** start RECORDS FOR THIS TASK **
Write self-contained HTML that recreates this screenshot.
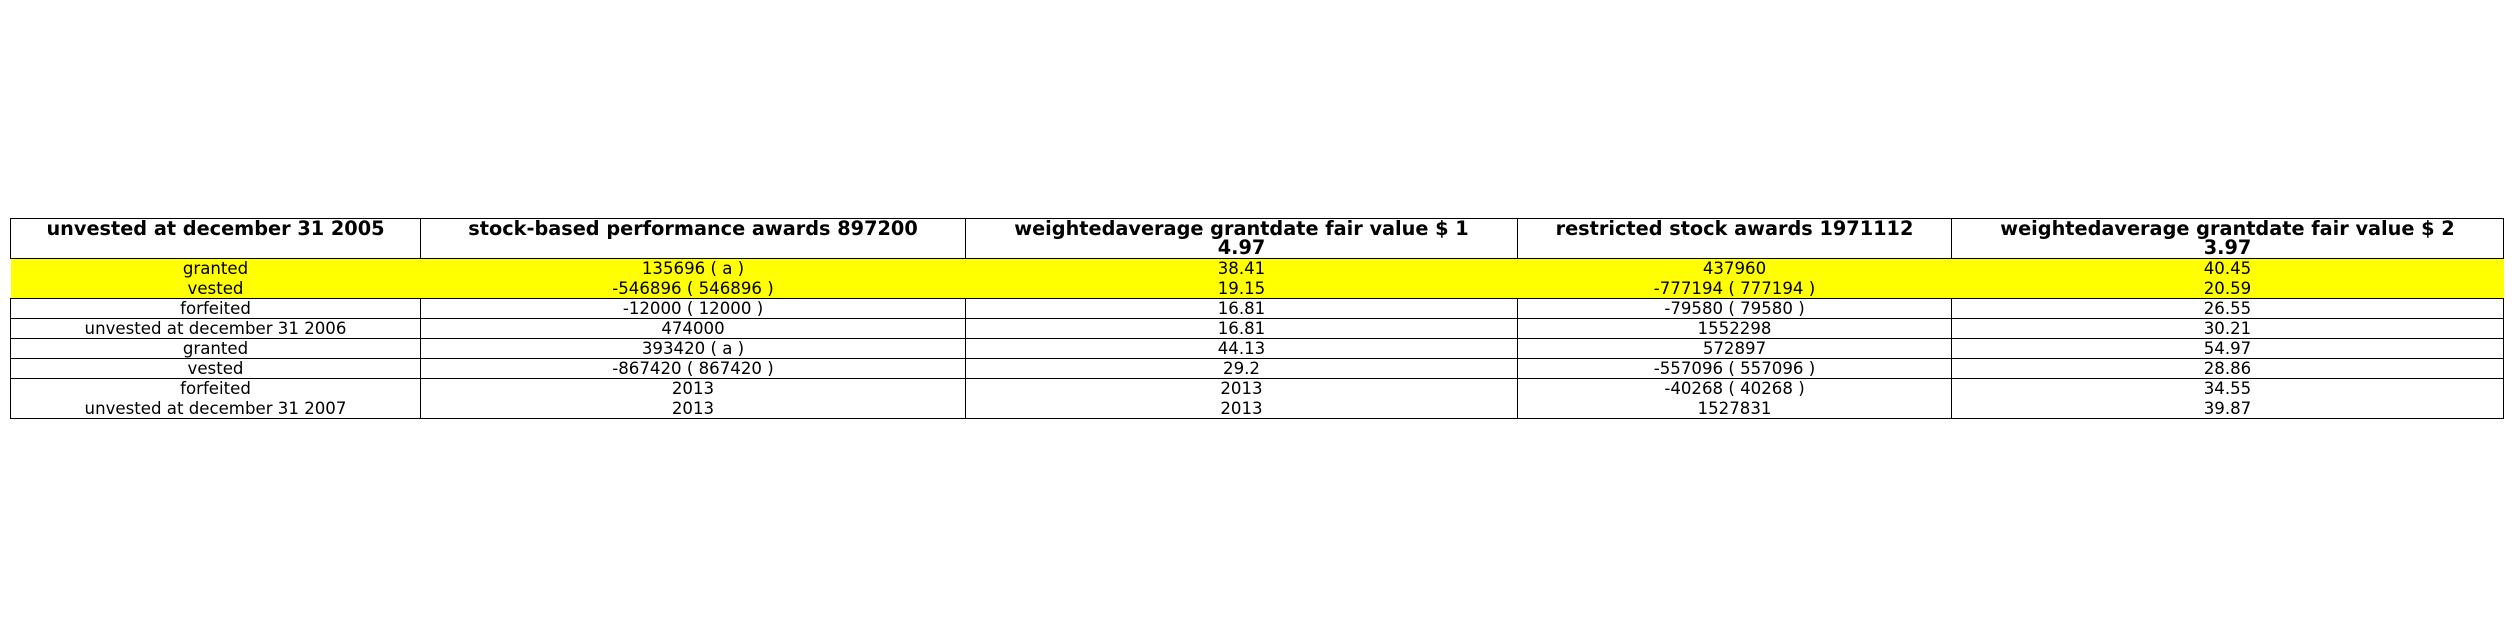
<!DOCTYPE html>
<html><head><meta charset="utf-8"><style>
html,body{margin:0;padding:0;background:#fff;width:2512px;height:636px;overflow:hidden}
table{position:absolute;left:10px;top:218px;border-collapse:collapse;table-layout:fixed;width:2493px;font-family:"DejaVu Sans","Liberation Sans",sans-serif;font-size:16.6px;color:#000}
td,th{border:1px solid #000;padding:0;text-align:center;line-height:19px;overflow:hidden;white-space:nowrap}
th{font-weight:bold;font-size:19.3px;height:39px;vertical-align:top;line-height:19px;padding-top:0}
tr.y td{background:#ffff00;border-left:none;border-right:none;height:39px;line-height:19.5px}
tr.r td{height:19px;line-height:18px}
tr.d td{height:39px;line-height:19.5px}
</style></head><body>
<table>
<colgroup><col style="width:410px"><col style="width:545px"><col style="width:552px"><col style="width:434px"><col style="width:552px"></colgroup>
<tr>
<th>unvested at december 31 2005</th>
<th>stock-based performance awards 897200</th>
<th>weightedaverage grantdate fair value $ 1<br>4.97</th>
<th>restricted stock awards 1971112</th>
<th>weightedaverage grantdate fair value $ 2<br>3.97</th>
</tr>
<tr class="y">
<td>granted<br>vested</td><td>135696 ( a )<br>-546896 ( 546896 )</td><td>38.41<br>19.15</td><td>437960<br>-777194 ( 777194 )</td><td>40.45<br>20.59</td>
</tr>
<tr class="r"><td>forfeited</td><td>-12000 ( 12000 )</td><td>16.81</td><td>-79580 ( 79580 )</td><td>26.55</td></tr>
<tr class="r"><td>unvested at december 31 2006</td><td>474000</td><td>16.81</td><td>1552298</td><td>30.21</td></tr>
<tr class="r"><td>granted</td><td>393420 ( a )</td><td>44.13</td><td>572897</td><td>54.97</td></tr>
<tr class="r"><td>vested</td><td>-867420 ( 867420 )</td><td>29.2</td><td>-557096 ( 557096 )</td><td>28.86</td></tr>
<tr class="d"><td>forfeited<br>unvested at december 31 2007</td><td>2013<br>2013</td><td>2013<br>2013</td><td>-40268 ( 40268 )<br>1527831</td><td>34.55<br>39.87</td></tr>
</table>
</body></html>
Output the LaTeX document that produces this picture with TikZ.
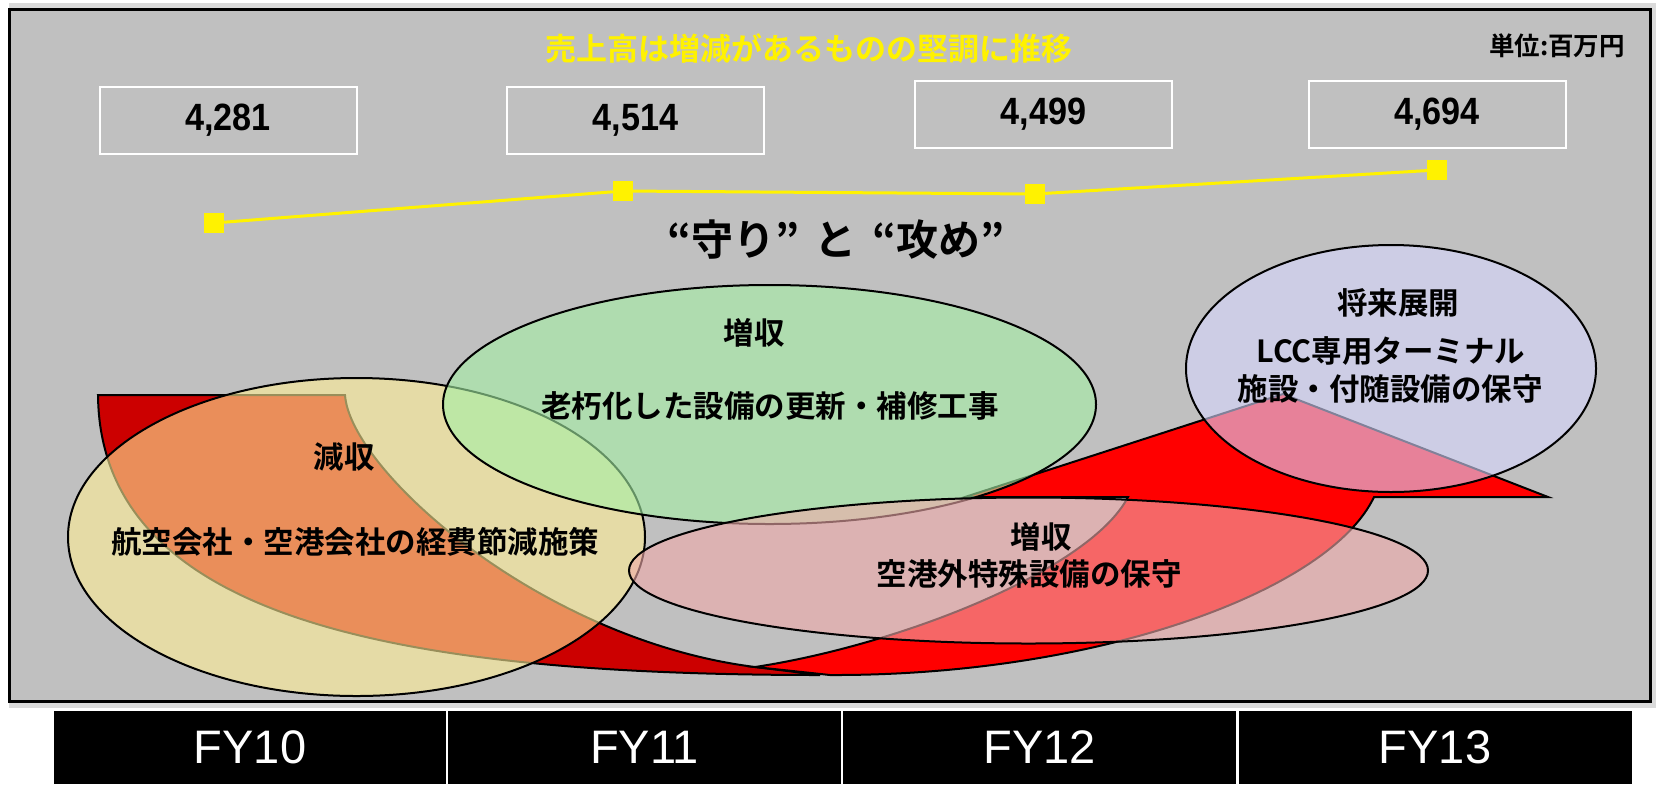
\documentclass[tikz,border=0pt]{standalone}
\usepackage{fontspec}
\setmainfont{Liberation Sans}
\newfontfamily\jp{Noto Sans CJK JP}[BoldFont={Noto Sans CJK JP Bold}]
\newfontfamily\numfont{Liberation Sans}[FakeStretch=0.9]
\usepackage{tikz}
\usetikzlibrary{shapes.geometric}
\definecolor{panel}{RGB}{192,192,192}
\definecolor{rim}{RGB}{218,218,218}
\definecolor{backred}{RGB}{204,0,0}
\definecolor{frontred}{RGB}{255,0,0}
\definecolor{cutfill}{RGB}{255,238,150}
\definecolor{oldfill}{RGB}{165,240,165}
\definecolor{outfill}{RGB}{240,170,170}
\definecolor{lccfill}{RGB}{215,215,255}
\newcommand{\ringop}{0.6}
\newcommand{\edge}{2pt}
\newcommand{\jptext}{\jp\bfseries\fontsize{30.5}{36}\selectfont}

\begin{document}
\begin{tikzpicture}[x=1pt,y=-1pt,
  valbox/.style={draw=white,line width=\edge,minimum width=257pt,minimum height=67pt,inner sep=0pt,font=\numfont\bfseries\fontsize{38}{40}\selectfont},
  sqmark/.style={fill=yellow,minimum size=20pt,inner sep=0pt},
  ring/.style={ellipse,draw=black,line width=\edge,fill opacity=\ringop,inner sep=0pt},
  fycell/.style={fill=black,draw=white,line width=\edge,minimum width=395pt,minimum height=75pt,text=white,font=\fontsize{47}{50}\selectfont},
  jpt/.style={font=\jptext,inner sep=0pt}]
\useasboundingbox (0,0) rectangle (1656,785);
\fill[rim] (9,3) rectangle (1656,708);
\draw[fill=panel,line width=3pt] (9.5,9.5) rectangle (1650.5,701.5);
%title
\node[jpt,text=yellow,font=\jp\bfseries\fontsize{31}{36}\selectfont] (title) at (809,49) {売上高は増減があるものの堅調に推移};
\node[jpt,font=\jp\bfseries\fontsize{25.5}{30}\selectfont] (unit) at (1557,46) {単位:百万円};
%values
\node[valbox] (v10) at (228,120.5) {4,281};
\node[valbox] (v11) at (635.5,120.5) {4,514};
\node[valbox] (v12) at (1043.5,114.5) {4,499};
\node[valbox] (v13) at (1437,114.5) {4,694};
\node[sqmark] (m10) at (214,223) {};
\node[sqmark] (m11) at (623,191) {};
\node[sqmark] (m12) at (1035,194) {};
\node[sqmark] (m13) at (1437,170) {};
\draw[yellow,line width=3pt] (m10) -- (m11) -- (m12) -- (m13);
\node[jpt,font=\jp\bfseries\fontsize{42}{46}\selectfont] (motto) at (836,240) {“守り”\hspace{6pt} と\hspace{6pt} “攻め”};
%arrow
\filldraw[fill=backred,line width=\edge] (98,395) -- (345,395) .. controls (350,470) and (540,640) .. (755,667)
  -- (820,675) .. controls (400,675) and (100,620) .. (98,395) -- cycle;
\filldraw[fill=frontred,line width=\edge] (755,667) .. controls (900,645) and (1090,570) .. (1128,497)
  -- (965,497) -- (1283,394) -- (1548,497) -- (1374,497) .. controls (1330,590) and (1100,676) .. (830,675) -- cycle;
%rings
\node[ring,fill=cutfill,minimum width=577pt,minimum height=318pt] (cut) at (356.5,537) {};
\node[ring,fill=oldfill,minimum width=653pt,minimum height=239pt] (old) at (769.5,404.5) {};
\node[ring,fill=outfill,minimum width=799pt,minimum height=146pt] (out) at (1028.5,570.5) {};
\node[ring,fill=lccfill,minimum width=410pt,minimum height=247pt] (lcc) at (1391,368.5) {};
\node[jpt] (cut1) at (344,457) {減収};
\node[jpt] (cut2) at (355,542) {航空会社・空港会社の経費節減施策};
\node[jpt] (old1) at (754,333) {増収};
\node[jpt] (old2) at (770,406) {老朽化した設備の更新・補修工事};
\node[jpt] (out1) at (1041,537) {増収};
\node[jpt] (out2) at (1029,574) {空港外特殊設備の保守};
\node[jpt] (lcc1) at (1398,303) {将来展開};
\node[jpt] (lcc2) at (1391,351) {LCC専用ターミナル};
\node[jpt] (lcc3) at (1390,389) {施設・付随設備の保守};
%years
\node[fycell] (fy10) at (250,747.5) {FY10};
\node[fycell] (fy11) at (644.5,747.5) {FY11};
\node[fycell] (fy12) at (1039.5,747.5) {FY12};
\node[fycell] (fy13) at (1435,747.5) {FY13};
\end{tikzpicture}
\end{document}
** end RECORDS FOR THIS TASK **
_TASK INSTRUCTIONS_
Scan the material above. Copy each line where "that" occurs.

_EXERCISE SOLUTION_
Write self-contained HTML that recreates this screenshot.
Output the LaTeX document that produces this picture with TikZ.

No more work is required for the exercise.